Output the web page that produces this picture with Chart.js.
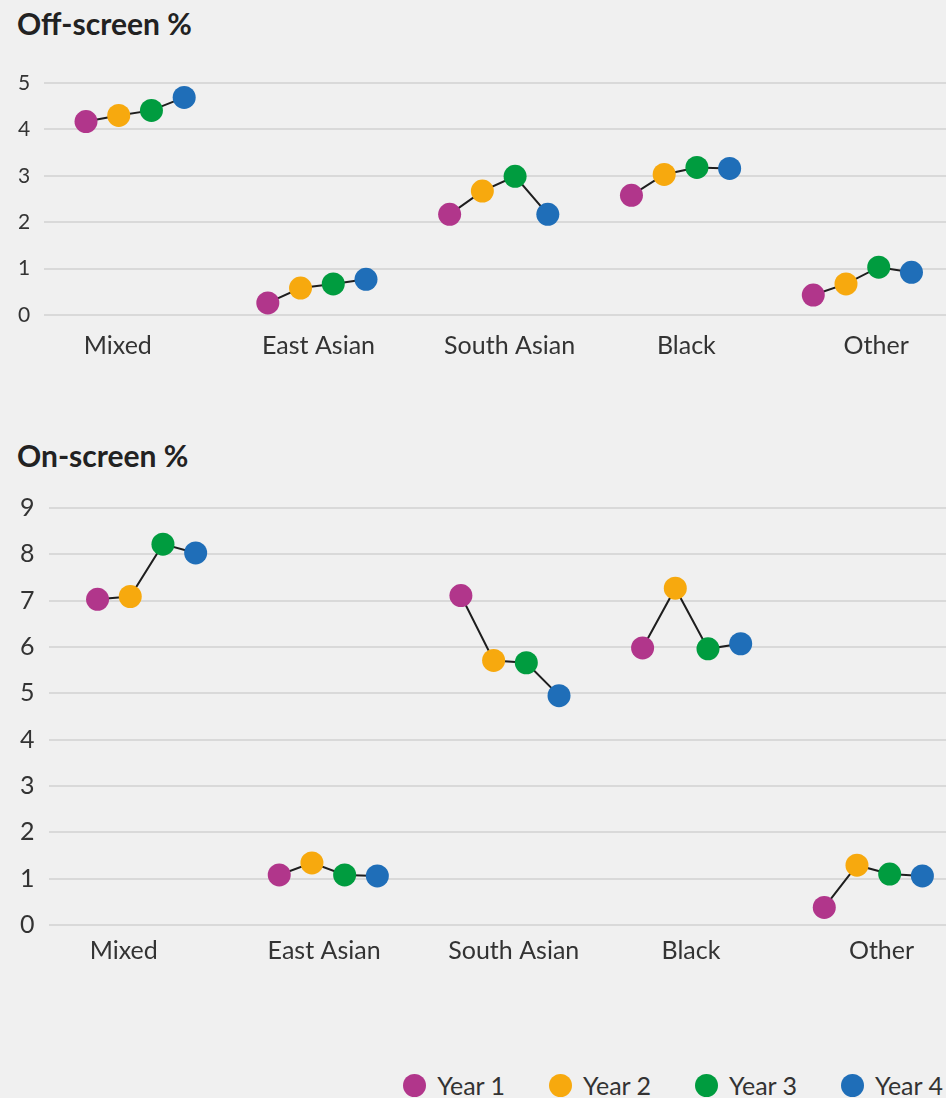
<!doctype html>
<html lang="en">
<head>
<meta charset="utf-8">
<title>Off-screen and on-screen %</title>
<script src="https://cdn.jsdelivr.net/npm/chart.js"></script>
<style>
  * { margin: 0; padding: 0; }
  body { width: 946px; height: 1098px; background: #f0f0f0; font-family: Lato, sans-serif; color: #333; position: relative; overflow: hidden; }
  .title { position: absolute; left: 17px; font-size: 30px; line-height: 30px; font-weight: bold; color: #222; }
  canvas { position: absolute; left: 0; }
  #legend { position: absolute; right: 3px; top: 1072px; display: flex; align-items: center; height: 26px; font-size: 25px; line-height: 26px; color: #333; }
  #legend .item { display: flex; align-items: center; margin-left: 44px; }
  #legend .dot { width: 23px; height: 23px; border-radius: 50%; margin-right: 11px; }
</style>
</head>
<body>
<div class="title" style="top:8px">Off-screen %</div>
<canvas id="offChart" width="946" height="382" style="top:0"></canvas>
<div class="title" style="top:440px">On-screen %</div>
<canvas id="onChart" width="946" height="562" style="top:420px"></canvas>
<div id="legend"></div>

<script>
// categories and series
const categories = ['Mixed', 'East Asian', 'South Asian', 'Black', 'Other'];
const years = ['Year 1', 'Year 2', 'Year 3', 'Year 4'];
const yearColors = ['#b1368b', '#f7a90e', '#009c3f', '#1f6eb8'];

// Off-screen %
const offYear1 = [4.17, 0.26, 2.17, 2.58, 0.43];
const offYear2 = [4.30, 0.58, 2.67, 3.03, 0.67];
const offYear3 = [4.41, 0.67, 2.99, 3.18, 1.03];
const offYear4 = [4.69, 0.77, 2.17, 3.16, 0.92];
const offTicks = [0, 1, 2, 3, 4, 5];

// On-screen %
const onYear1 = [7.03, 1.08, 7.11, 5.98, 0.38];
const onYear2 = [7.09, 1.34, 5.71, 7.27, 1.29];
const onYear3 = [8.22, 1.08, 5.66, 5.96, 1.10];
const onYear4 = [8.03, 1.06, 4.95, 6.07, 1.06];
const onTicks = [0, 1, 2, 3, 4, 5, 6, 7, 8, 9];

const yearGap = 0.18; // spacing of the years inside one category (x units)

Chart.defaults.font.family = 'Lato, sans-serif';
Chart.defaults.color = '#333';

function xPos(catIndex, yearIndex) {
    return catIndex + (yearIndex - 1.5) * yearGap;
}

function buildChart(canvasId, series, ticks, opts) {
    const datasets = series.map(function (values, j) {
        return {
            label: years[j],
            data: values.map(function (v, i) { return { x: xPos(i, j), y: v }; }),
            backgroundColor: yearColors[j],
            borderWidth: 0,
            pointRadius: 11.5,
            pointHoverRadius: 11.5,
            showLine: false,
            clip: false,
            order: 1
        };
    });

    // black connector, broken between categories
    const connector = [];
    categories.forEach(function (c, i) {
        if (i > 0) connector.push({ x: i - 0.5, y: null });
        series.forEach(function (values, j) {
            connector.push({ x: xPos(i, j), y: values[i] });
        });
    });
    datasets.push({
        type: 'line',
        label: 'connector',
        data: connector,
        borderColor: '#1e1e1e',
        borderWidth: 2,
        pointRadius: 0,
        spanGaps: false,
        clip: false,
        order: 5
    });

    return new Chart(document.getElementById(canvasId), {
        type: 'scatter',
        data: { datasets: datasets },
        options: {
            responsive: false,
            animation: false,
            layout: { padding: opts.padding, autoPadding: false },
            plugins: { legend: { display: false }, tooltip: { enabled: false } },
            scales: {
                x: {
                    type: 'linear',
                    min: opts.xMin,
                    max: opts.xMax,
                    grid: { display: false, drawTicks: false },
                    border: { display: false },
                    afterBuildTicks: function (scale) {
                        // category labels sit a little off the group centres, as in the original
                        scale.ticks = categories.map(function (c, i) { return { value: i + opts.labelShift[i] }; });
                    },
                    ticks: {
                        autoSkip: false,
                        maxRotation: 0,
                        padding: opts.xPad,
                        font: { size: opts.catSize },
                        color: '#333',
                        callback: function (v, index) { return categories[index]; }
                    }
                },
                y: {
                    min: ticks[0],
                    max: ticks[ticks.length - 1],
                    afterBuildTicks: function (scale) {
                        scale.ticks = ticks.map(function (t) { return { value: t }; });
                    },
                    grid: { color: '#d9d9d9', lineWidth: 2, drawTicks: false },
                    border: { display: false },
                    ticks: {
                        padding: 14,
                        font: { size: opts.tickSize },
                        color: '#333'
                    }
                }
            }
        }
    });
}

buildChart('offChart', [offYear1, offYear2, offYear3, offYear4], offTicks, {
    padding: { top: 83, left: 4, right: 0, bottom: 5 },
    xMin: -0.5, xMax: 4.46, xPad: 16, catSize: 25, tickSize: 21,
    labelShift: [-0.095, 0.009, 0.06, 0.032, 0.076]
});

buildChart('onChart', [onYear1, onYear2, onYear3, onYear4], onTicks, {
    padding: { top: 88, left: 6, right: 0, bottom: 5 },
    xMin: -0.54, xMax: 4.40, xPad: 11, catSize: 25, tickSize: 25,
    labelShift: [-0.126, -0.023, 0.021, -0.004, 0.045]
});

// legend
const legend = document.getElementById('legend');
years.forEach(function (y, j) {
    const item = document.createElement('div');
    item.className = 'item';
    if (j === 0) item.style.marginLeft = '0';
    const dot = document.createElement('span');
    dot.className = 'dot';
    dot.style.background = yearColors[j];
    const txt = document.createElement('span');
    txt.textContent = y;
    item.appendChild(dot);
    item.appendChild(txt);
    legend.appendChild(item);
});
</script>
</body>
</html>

****

- **Written task**:
Restate the material word for word from its first line through the line containing "const yearGap = 0.18;", both included; the pictures do not belong in it.

- **Response to the exercise**:
Output the web page that produces this picture with Chart.js.
<!doctype html>
<html lang="en">
<head>
<meta charset="utf-8">
<title>Off-screen and on-screen %</title>
<script src="https://cdn.jsdelivr.net/npm/chart.js"></script>
<style>
  * { margin: 0; padding: 0; }
  body { width: 946px; height: 1098px; background: #f0f0f0; font-family: Lato, sans-serif; color: #333; position: relative; overflow: hidden; }
  .title { position: absolute; left: 17px; font-size: 30px; line-height: 30px; font-weight: bold; color: #222; }
  canvas { position: absolute; left: 0; }
  #legend { position: absolute; right: 3px; top: 1072px; display: flex; align-items: center; height: 26px; font-size: 25px; line-height: 26px; color: #333; }
  #legend .item { display: flex; align-items: center; margin-left: 44px; }
  #legend .dot { width: 23px; height: 23px; border-radius: 50%; margin-right: 11px; }
</style>
</head>
<body>
<div class="title" style="top:8px">Off-screen %</div>
<canvas id="offChart" width="946" height="382" style="top:0"></canvas>
<div class="title" style="top:440px">On-screen %</div>
<canvas id="onChart" width="946" height="562" style="top:420px"></canvas>
<div id="legend"></div>

<script>
// categories and series
const categories = ['Mixed', 'East Asian', 'South Asian', 'Black', 'Other'];
const years = ['Year 1', 'Year 2', 'Year 3', 'Year 4'];
const yearColors = ['#b1368b', '#f7a90e', '#009c3f', '#1f6eb8'];

// Off-screen %
const offYear1 = [4.17, 0.26, 2.17, 2.58, 0.43];
const offYear2 = [4.30, 0.58, 2.67, 3.03, 0.67];
const offYear3 = [4.41, 0.67, 2.99, 3.18, 1.03];
const offYear4 = [4.69, 0.77, 2.17, 3.16, 0.92];
const offTicks = [0, 1, 2, 3, 4, 5];

// On-screen %
const onYear1 = [7.03, 1.08, 7.11, 5.98, 0.38];
const onYear2 = [7.09, 1.34, 5.71, 7.27, 1.29];
const onYear3 = [8.22, 1.08, 5.66, 5.96, 1.10];
const onYear4 = [8.03, 1.06, 4.95, 6.07, 1.06];
const onTicks = [0, 1, 2, 3, 4, 5, 6, 7, 8, 9];

const yearGap = 0.18; // spacing of the years inside one category (x units)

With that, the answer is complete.